先日、高齢者の方を対象に、大学校での講義がありました。
みなさんの、学びたい意欲、熱気がすばらしく、こちらがとても刺激を受けました。

ようやく、今年の講演、発表の予定が終了しました。ありがたいことに、来年もすでに3回の講演、発表予定が入っています。耳鼻科の一般開業医として診察をしているだけなので、決して新たなことを発見した、新しい取り組みをしている、ということではありませんが、いくつかの代替医療を中心に、現代西洋医学とあわせた統合医療について、お話しする機会がいただけることに、感謝しています。

昨年末、書籍を出版させていただきました。

その中でもふれました。アメリカの教育家で、自ら盲聾の障害を持ちながら、身体障害者の教育や福祉に尽力したヘレン・ケラーのことばです。

書籍より 

「耳が聞こえないことは、目が見えないことよりも、より痛切で、より複雑なことです。聾(まったく聞こえないこと)は盲目より不運なことです。なぜなら、それは最も重要な致命的刺激を失うことを意味しているからです。つまり、言語をもたらし、思考を活性化し、人間同士の知的交際を可能にするのに欠かせない、声という最も重要な音刺激を失うことになるからです」

決して、目が見えないことのほうがましだ、ということではありません。耳が聞こえないということは、それほどつらいのだということを表した言葉だと思います。

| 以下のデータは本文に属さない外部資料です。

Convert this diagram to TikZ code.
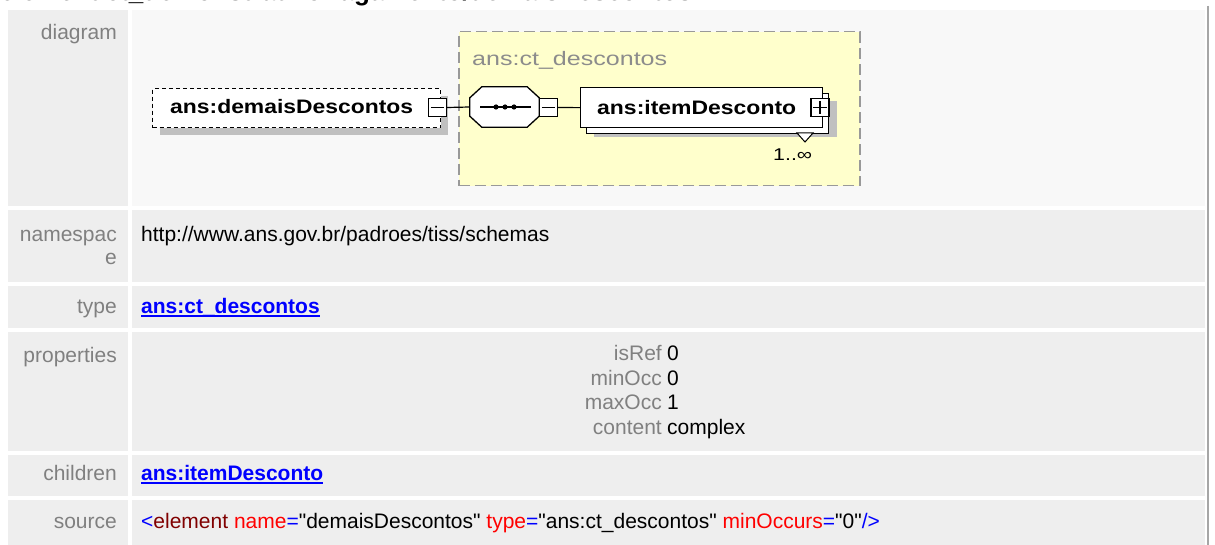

先日、娘とも、耳鼻科の病気のことを話す機会がありました。もちろん、ヘレンケラーのことばは知らないのですが、

「自分(娘)なら、やっぱり目が見えないよりも、耳が聞こえない方がつらいと思うなあ。
だって、耳は聞こえないだけじゃなくて、ことばも話しにくくなるし、気分もふさがってやる気がでないし、
たいへんやから。」

と話していました。小学生ですが、そんな感覚を持っているんだなあ、と少し関心していました。

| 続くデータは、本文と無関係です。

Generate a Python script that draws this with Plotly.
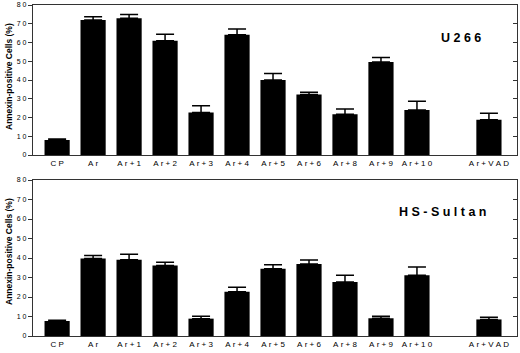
import plotly.graph_objects as go

categories = ["CP", "Ar", "Ar+1", "Ar+2", "Ar+3", "Ar+4", "Ar+5", "Ar+6", "Ar+8", "Ar+9", "Ar+10", "", "Ar+VAD"]
u266_values = [8.0, 72.0, 73.0, 61.0, 22.6, 64.2, 40.0, 32.2, 21.7, 49.6, 24.0, None, 18.8]
u266_err = [0.5, 1.8, 2.0, 3.4, 3.6, 3.0, 3.5, 1.2, 2.8, 2.4, 4.6, None, 3.4]
hs_values = [7.7, 39.8, 39.1, 36.2, 8.9, 22.7, 34.5, 36.9, 27.7, 9.1, 31.1, None, 8.5]
hs_err = [0.4, 1.5, 2.8, 1.6, 1.2, 2.3, 2.0, 2.1, 3.5, 1.0, 4.3, None, 1.1]
panel_titles = ["U266", "HS-Sultan"]
y_tickvals = [0, 10, 20, 30, 40, 50, 60, 70, 80]
y_title = "Annexin-positive Cells (%)"

NB = "\u00a0"

def spaced(s, sep=NB):
    return sep.join(list(s))

W, H = 520, 353
fig = go.Figure()

xdom = [33 / W, 517 / W]
ydoms = [[1 - 155 / H, 1 - 5 / H], [1 - 336 / H, 1 - 180 / H]]
FONT = "Arial, Liberation Sans"

for i, (vals, errs) in enumerate([(u266_values, u266_err), (hs_values, hs_err)]):
    xa = "x" if i == 0 else "x2"
    ya = "y" if i == 0 else "y2"
    idx = list(range(len(categories)))
    fig.add_trace(go.Bar(
        x=idx, y=vals, xaxis=xa, yaxis=ya,
        marker=dict(color="black", line=dict(width=0)),
        width=0.7,
        error_y=dict(type="data", symmetric=False, array=errs,
                     arrayminus=[0] * len(errs), color="black",
                     thickness=1.5, width=9),
        showlegend=False, hoverinfo="skip",
    ))

axis_common = dict(showline=True, linecolor="#333", linewidth=1.2, mirror=True,
                   showgrid=False, zeroline=False)

for i in range(2):
    suffix = "" if i == 0 else "2"
    fig.layout["xaxis" + suffix] = dict(
        domain=xdom, anchor="y" + suffix, range=[-0.67, 12.78],
        tickmode="array", tickvals=list(range(len(categories))),
        ticktext=[spaced(c) for c in categories], ticks="",
        tickfont=dict(family=FONT, size=8, color="black"),
        **axis_common)
    fig.layout["yaxis" + suffix] = dict(
        domain=ydoms[i], anchor="x" + suffix, range=[0, 80],
        tickmode="array", tickvals=y_tickvals,
        ticktext=[spaced(str(v)) for v in y_tickvals],
        ticks="outside", ticklen=4, tickcolor="#333",
        tickfont=dict(family=FONT, size=7, color="black"),
        **axis_common)

# right-side ticks via overlay axes
for i in range(2):
    suffix = "3" if i == 0 else "4"
    base = "y" if i == 0 else "y2"
    fig.layout["yaxis" + suffix] = dict(
        overlaying=base, side="right", anchor="x" if i == 0 else "x2",
        range=[0, 80], tickvals=y_tickvals, ticks="inside", ticklen=4,
        tickcolor="#333", showticklabels=False, showgrid=False, zeroline=False,
        showline=False)
    fig.add_trace(go.Scatter(x=[None], y=[None], xaxis="x" if i == 0 else "x2",
                             yaxis="y" + suffix, showlegend=False, hoverinfo="skip"))

annotations = []
title_pos = [(461, 38), (443, 212)]
for i, t in enumerate(panel_titles):
    annotations.append(dict(text="<b>" + spaced(t) + "</b>", x=title_pos[i][0] / W, y=1 - title_pos[i][1] / H,
                            xref="paper", yref="paper", showarrow=False,
                            xanchor="center", yanchor="middle",
                            font=dict(family=FONT, size=12.5, color="black")))
for yc in [77, 252]:
    annotations.append(dict(text="<b>" + y_title + "</b>", x=9 / W, y=1 - yc / H,
                            xref="paper", yref="paper", showarrow=False, textangle=-90,
                            xanchor="center", yanchor="middle",
                            font=dict(family=FONT, size=8.5, color="black")))

fig.update_layout(width=W, height=H, margin=dict(l=0, r=0, t=0, b=0, autoexpand=False),
                  plot_bgcolor="white", paper_bgcolor="white",
                  annotations=annotations, bargap=0.3)

fig.write_html("out.html", config={"displayModeBar": False},
               post_script="document.body.style.margin='0';document.body.style.overflow='hidden';")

もちろん、五感の中の、80~90%が視覚から得ている、といわれる現代社会ですから、眼が見えないことのつらさは、はかりしれないものがあります。また一方で、聞こえない方を診察している身としては、聞こえないことは、いろいろな苦痛、不自由さをともなってきます。そのつらさに思いがいたるかどうか。

先日、来院された難聴、耳鳴りの高齢の患者さんも、

「他の病院に2年も通ったけど、薬を出して、1分で診察が終わります。
先生、なんとかならないでしょうか…。」

とおっしゃっていました。「年をとったら、聞こえなくなって当たり前!」という感じだったようです。

いろいろとお聞きすると、補聴器も全くすすめれたこともなかったようでした。
最近では、補聴器で音を脳に伝えることで、脳の疲れをとってあげると、耳鳴りもかなり軽減する方がおられるので、
さっそくトライしてみることになりました。

すべての難聴、耳鳴りの方を治せるわけではありませんが、お一人おひとり、さらにその方の一つひとつの訴えに、耳をかたむけることが、何より大切ですね。